Работая, Мэрилин часто заносила свои мысли и замечания по игре в записную книжку. «Чего я боюсь?» — прочитал в ее блокноте один любопытный коллега. «Я знаю, что умею играть. Но я боюсь. Я боюсь, хотя не следовало бы, я не должна бояться. Черт!»
Милтон Грин видел, как Мэрилин на его глазах постепенно привыкала к барбитуратам. Борясь с бессонницей, она могла принять снотворное в три часа ночи, зная, что в шесть ей нужно вставать и ехать на деловую встречу. По дороге к месту назначения, чтобы выйти из ступора, она снова принимала лекарства, на этот раз стимулянты, часто дексамил. К тому же Мэрилин стала много пить, сочетая выпивку с пилюлями.
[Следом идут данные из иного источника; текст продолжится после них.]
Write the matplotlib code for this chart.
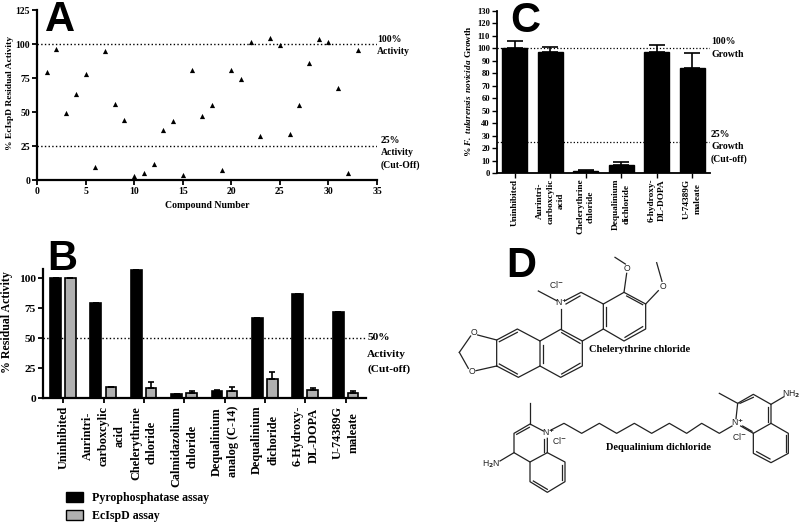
import numpy as np
import matplotlib
matplotlib.use("Agg")
import matplotlib.pyplot as plt
from matplotlib.patches import Patch

plt.rcParams['font.family'] = ['Liberation Serif', 'DejaVu Sans']
plt.rcParams['font.weight'] = 'bold'
plt.rcParams['mathtext.fontset'] = 'custom'
plt.rcParams['mathtext.rm'] = 'Liberation Serif:bold'
plt.rcParams['mathtext.bfit'] = 'Liberation Serif:italic:bold'

W, H = 800, 522

# Panel A
compound_number = list(range(1, 34))
ecispd_residual = [79.7, 96, 49, 63.6, 78, 9.5, 94.7, 55.8, 44.3, 3, 5, 11.5, 36.4, 43.3, 3.4, 80.7, 47,
                   54.8, 7.3, 81.2, 74, 101.3, 32, 104.5, 99, 34, 55.5, 86, 103.7, 101.5, 68, 5, 95.4]

# Panel B
b_labels = ['Uninhibited', 'Aurintri-\ncarboxcylic\nacid', 'Chelerythrine\nchloride', 'Calmidazolium\nchloride',
            'Dequalinium\nanalog (C-14)', 'Dequalinium\ndichoride', '6-Hydroxy-\nDL-DOPA', 'U-74389G\nmaleate']
b_pyro = [100, 79, 107, 3.5, 6, 66.5, 87, 71.5]
b_pyro_err = [0, 0, 0, 0, 0.5, 0, 0, 0]
b_ispd = [100, 9.5, 8, 4.5, 6, 16, 6.5, 4]
b_ispd_err = [0, 0, 5.5, 1, 3.5, 5.5, 1.5, 1.5]

# Panel C
c_labels = ['Uninhibited', 'Aurintri-\ncarboxcylic\nacid', 'Chelerythrine\nchloride', 'Dequalinium\ndichloride',
            '6-hydroxy-\nDL-DOPA', 'U-74389G\nmaleate']
c_growth = [100, 97.3, 1.5, 6.5, 96.8, 84]
c_growth_err = [6, 3.5, 1, 2.5, 5.6, 12]

# Panel D, line drawing traced in 3x crop coordinates
chelerythrine_bonds = [
    [(58, 277), (92, 228)], [(58, 277), (85, 325)], [(113, 225), (170, 240)], [(108, 332), (170, 318)],
    [(170, 318), (170, 240), (232, 207), (300, 243), (300, 318), (235, 352), (170, 318)],
    [(300, 243), (362, 208), (427, 243), (427, 318), (362, 352), (300, 318)],
    [(362, 208), (362, 148)], [(375, 122), (423, 97), (490, 132), (490, 207), (427, 243)],
    [(490, 132), (552, 97), (617, 132), (617, 207), (552, 243), (490, 207)],
    [(552, 97), (560, 40)], [(556, 12), (525, -8)], [(617, 132), (655, 92)], [(666, 64), (650, 8)],
    [(350, 122), (295, 93)],
    [(378, 132), (420, 108)], [(497, 142), (497, 198)], [(560, 108), (608, 134)], [(608, 200), (555, 232)],
    [(365, 218), (420, 250)], [(420, 310), (365, 342)], [(308, 255), (308, 310)], [(178, 312), (232, 342)],
    [(178, 245), (232, 217)],
]
dequalinium_bonds = [
    [(310, 513), (270, 492), (222, 520), (222, 578), (270, 606), (322, 578), (322, 535)],
    [(270, 492), (270, 430)], [(222, 578), (180, 603)],
    [(270, 606), (270, 665), (322, 697), (375, 665), (375, 606), (322, 578)],
    [(230, 523), (268, 502)], [(312, 537), (312, 575)], [(280, 663), (322, 688)], [(366, 615), (366, 660)],
    [(333, 510), (372, 490), (425, 520), (478, 490), (530, 520), (583, 490), (635, 520), (688, 490), (740, 520),
     (785, 490), (838, 520), (876, 498)],
    [(888, 476), (893, 430), (940, 403), (993, 433), (993, 490), (940, 520), (902, 498)],
    [(893, 430), (838, 400)], [(993, 433), (1032, 410)],
    [(993, 490), (1045, 520), (1045, 580), (993, 608), (940, 580), (940, 520)],
    [(900, 430), (940, 412)], [(985, 440), (985, 485)], [(908, 498), (936, 514)], [(1037, 525), (1037, 575)],
    [(990, 597), (950, 575)],
]
structure_atoms = [
    ('O', 103, 217), ('O', 97, 335), ('O', 562, 25), ('O', 668, 80), ('N$^{+}$', 365, 127), ('Cl$^{-}$', 349, 72),
    ('N$^{+}$', 326, 517), ('Cl$^{-}$', 358, 540), ('H$_2$N', 153, 612), ('N$^{+}$', 893, 487), ('Cl$^{-}$', 897, 529),
    ('NH$_2$', 1052, 403),
]
structure_names = [('Chelerythrine chloride', 448, 270), ('Dequalinium dichloride', 497, 563)]


def px_axes(fig, left, top, right, bottom):
    return fig.add_axes([left / W, 1 - bottom / H, (right - left) / W, (bottom - top) / H])


def style_axes(ax, size, width=1.6):
    ax.spines['top'].set_visible(False)
    ax.spines['right'].set_visible(False)
    ax.spines['left'].set_linewidth(width)
    ax.spines['bottom'].set_linewidth(width)
    ax.tick_params(width=width - 0.3, length=3.5, labelsize=size, pad=1.5)
    ax.patch.set_alpha(0)


fig = plt.figure(figsize=(W / 100, H / 100), dpi=100)

# A
ax_a = px_axes(fig, 37, 10, 377, 180)
ax_a.scatter(compound_number, ecispd_residual, marker='^', s=14, color='black', linewidths=0, zorder=3)
ax_a.axhline(100, color='black', ls=':', lw=1)
ax_a.axhline(25, color='black', ls=':', lw=1)
ax_a.set_xlim(0, 35)
ax_a.set_ylim(0, 125)
ax_a.set_xticks(range(0, 36, 5))
ax_a.set_yticks(range(0, 126, 25))
style_axes(ax_a, 7)
ax_a.set_xlabel('Compound Number', fontsize=7, fontweight='bold', labelpad=4)
ax_a.set_ylabel('% EcIspD Residual Activity', fontsize=6.8, fontweight='bold')
ax_a.yaxis.set_label_coords(-0.068, 0.51)
ax_a.text(35, 98.9, '100%\nActivity', fontsize=7, va='center', linespacing=1.5, clip_on=False)
ax_a.text(35.4, 19.9, '25%\nActivity\n(Cut-Off)', fontsize=7, va='center', linespacing=1.5, clip_on=False)

# B
ax_b = px_axes(fig, 43, 269, 366, 398)
bx = np.arange(len(b_labels))
ax_b.axhline(50, color='black', ls=':', lw=1, zorder=0)
ax_b.bar(bx - 0.19, b_pyro, 0.27, color='black', edgecolor='black', linewidth=1.2, zorder=2,
         yerr=[np.zeros(8), b_pyro_err], error_kw=dict(ecolor='black', elinewidth=1.2, capsize=2.5, capthick=1.2))
ax_b.bar(bx + 0.18, b_ispd, 0.26, color='#b0b0b0', edgecolor='black', linewidth=1.2, zorder=2,
         yerr=[np.zeros(8), b_ispd_err], error_kw=dict(ecolor='black', elinewidth=1.2, capsize=2.5, capthick=1.2))
ax_b.set_xlim(-0.5, 7.5)
ax_b.set_ylim(0, 107.5)
ax_b.set_yticks(range(0, 101, 25))
ax_b.set_xticks(bx)
ax_b.set_xticklabels(b_labels, rotation=90, multialignment='center', linespacing=1.45)
style_axes(ax_b, 8.2)
ax_b.tick_params(axis='x', labelsize=8.8, pad=2)
ax_b.set_ylabel('% Residual Activity', fontsize=8.6, fontweight='bold')
ax_b.yaxis.set_label_coords(-0.094, 0.59)
ax_b.text(7.53, 50, '50%', fontsize=8.2, va='center', ha='left', clip_on=False)
ax_b.text(7.53, 30, 'Activity\n(Cut-off)', fontsize=8.2, va='center', ha='left', linespacing=1.6, clip_on=False)
handles = [Patch(facecolor='black', edgecolor='black', label='Pyrophosphatase assay'),
           Patch(facecolor='#b0b0b0', edgecolor='black', label='EcIspD assay')]
fig.legend(handles=handles, loc='upper left', bbox_to_anchor=(66 / W, 1 - 492 / H), frameon=False, fontsize=8.6,
           handlelength=1.45, handleheight=0.9, handletextpad=0.75, labelspacing=0.5, borderpad=0, borderaxespad=0)

# C
ax_c = px_axes(fig, 497, 11, 710, 173)
cx = np.arange(len(c_labels))
ax_c.axhline(100, color='black', ls=':', lw=0.9, zorder=0)
ax_c.axhline(25, color='black', ls=':', lw=0.9, zorder=0)
ax_c.bar(cx, c_growth, 0.7, color='black', edgecolor='black', zorder=2,
         yerr=[np.zeros(6), c_growth_err], error_kw=dict(ecolor='black', elinewidth=1.2, capsize=5.5, capthick=1.2))
ax_c.set_xlim(-0.5, 5.5)
ax_c.set_ylim(0, 130)
ax_c.set_yticks(range(0, 131, 10))
ax_c.set_xticks(cx)
ax_c.set_xticklabels(c_labels, rotation=90, multialignment='center', linespacing=1.4)
style_axes(ax_c, 6.2, 1.3)
ax_c.tick_params(axis='x', labelsize=6.7, pad=0.5)
ax_c.set_ylabel(r'% $\mathbfit{F.\,tularensis\ novicida}$ Growth', fontsize=6.7, fontweight='bold')
ax_c.yaxis.set_label_coords(-0.113, 0.506)
ax_c.text(5.53, 100.2, '100%\nGrowth', fontsize=7, va='center', linespacing=1.5, clip_on=False)
ax_c.text(5.53, 20.9, '25%\nGrowth\n(Cut-off)', fontsize=7, va='center', linespacing=1.5, clip_on=False)

# Overlay in pixel coordinates for the panel letters and panel D
ax_d = fig.add_axes([0, 0, 1, 1])
ax_d.set_xlim(0, W)
ax_d.set_ylim(H, 0)
ax_d.axis('off')
for letter, x, y in [('A', 60, 31), ('B', 62, 270), ('C', 525, 31.5), ('D', 521, 277)]:
    ax_d.text(x, y, letter, fontsize=30, fontweight='bold', family='Liberation Sans', ha='center', va='baseline')
for bond in chelerythrine_bonds + dequalinium_bonds:
    pts = np.array(bond)
    ax_d.plot(440 + pts[:, 0] / 3, 260 + pts[:, 1] / 3, color='#222222', lw=0.9)
for atom, x, y in structure_atoms:
    ax_d.text(440 + x / 3, 260 + y / 3, atom, fontsize=6.2, family='Liberation Sans', fontweight='normal',
              ha='center', va='center', color='#222222', math_fontfamily='dejavusans')
for name, x, y in structure_names:
    ax_d.text(440 + x / 3, 260 + y / 3, name, fontsize=7.5, ha='left', va='center')

fig.savefig('out.png', dpi=100)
В 1955 году Мэрилин сообщила Милтону и Эми Грин, что сделала очередной аборт. К этому времени — к двадцати девяти годам — их уже было тридцать. Во всяком случае, эту цифру называла Эми Грин сама Мэрилин. Можно не сомневаться, что это был новый удар по ее неустойчивой психике. Эми Грин не знала, кто был предполагаемым отцом, а Генри Розенфельд предпочитал не афишировать свои отношения с актрисой.
Несмотря на уверенность в завтрашнем дне, которую ей сулила дружба с Артуром Миллером, Мэрилин вела себя так, как будто все еще оставалась безнадежно одинокой. Чаще, чем когда бы то ни было, потакала она своему желанию звонить людям глубокой ночью или перед рассветом. Милосердные друзья были готовы прийти к ней на помощь в любое время суток и соглашались до рассвета колесить с ней по Манхэттену или во тьме городских предместий. Мэрилин уже боялась оставаться ночью одна.
Ли Страсберг пытался решить эту проблему, пригласив ее ночевать к себе в дом. «Она пребывала в расстроенных чувствах, — вспоминал он. — Она нуждалась в семье. Ей хотелось принадлежать кому-то. Не в том смысле, чтобы заниматься любовью, а просто для поддержки, потому что, когда она принимала таблетки, они воздействовали на нее так, что ей хотелось принять еще. А мы их не давали ей. По этой причине у нее появилась привычка приезжать и оставаться. Я немножко подержу ее, а потом она идет спать».
В мае 1956 года журнал «Тайм» подготовил о Мэрилин большую хвалебную статью. Эта работа заняла у журналистов много месяцев. Они брали интервью даже в столь отдаленных местах, как Токио, Париж и Лондон. Эзра Гудмен, знавший Мэрилин через Сиднея Сколски, несколько недель провел в Лос-Анджелесе, собирая о ней всевозможные сведения. Дотошный, он через сито пропустит созданный ею миф о своем прошлом. Он переговорит с ее школьными учителями, коллегами, врачами и психиатрами и соберет для «Тайма» обширнейший материал.
Гудмен придет к выводу: «Как следует из психиатрических наблюдений, она, вероятно, испытывает к себе настолько сильное отвращение, что пытается найти с миром общий язык не путем приспособления к реальности, а путем воссоздания себя и окружающего ее мира, в ней есть что-то загадочное, почти магическое, такое, чему пока еще никто не в силах дать определение, что-то, что вознесло ее туда, где она сейчас пребывает, несмотря на прошлое, которое неминуемо должно было сделать из нее шизофреничку, привести в больницу для умалишенных или превратить в валяющуюся под забором алкоголичку. Вероятно, тем качеством, которое делает ее столь привлекательной в глазах многих людей, является ее неуверенность, ее несчастливость и сомнамбулическое шествие по жизни. Но загадка по имени «Мэрилин Монро» пока еще не разгадана. Сомнительно, чтобы год амбулаторного наблюдения, подглядывания и полицейского надзора мог справиться с этой задачей. Вероятно, это под силу только психоаналитику».
По словам Гудмена, журнал «Тайм» большую часть его материала выбросил и опубликовал заздравную статью об актрисе, уверенно идущей по гладкой дороге, которая ведет ее к еще более славному будущему. Вероятно, ничего иного публика и не ждала, и не потерпела бы.
Норман Ростен, наверно, самый близкий из ее нью-йоркских друзей, видел, что Мэрилин была в большой беде. Он надеялся, что это может быть уравновешено другой ее стороной, женщиной «разумной в смысле выживания».
Выживание для Мэрилин означало идти вперед, а идти вперед значит больше сниматься. И никого рядом не было, кто сказал бы ей об обратном. Даже если бы и был, скорее всего, она не послушала бы. В течение первых семи лет своей карьеры Мэрилин снялась в двадцати четырех картинах. На протяжении остальных семи, с 1955 года до своей кончины, она сделала только пять. Первый из них, как она пообещала журналу «Тайм», доказал, что она на самом деле была «настоящей актрисой».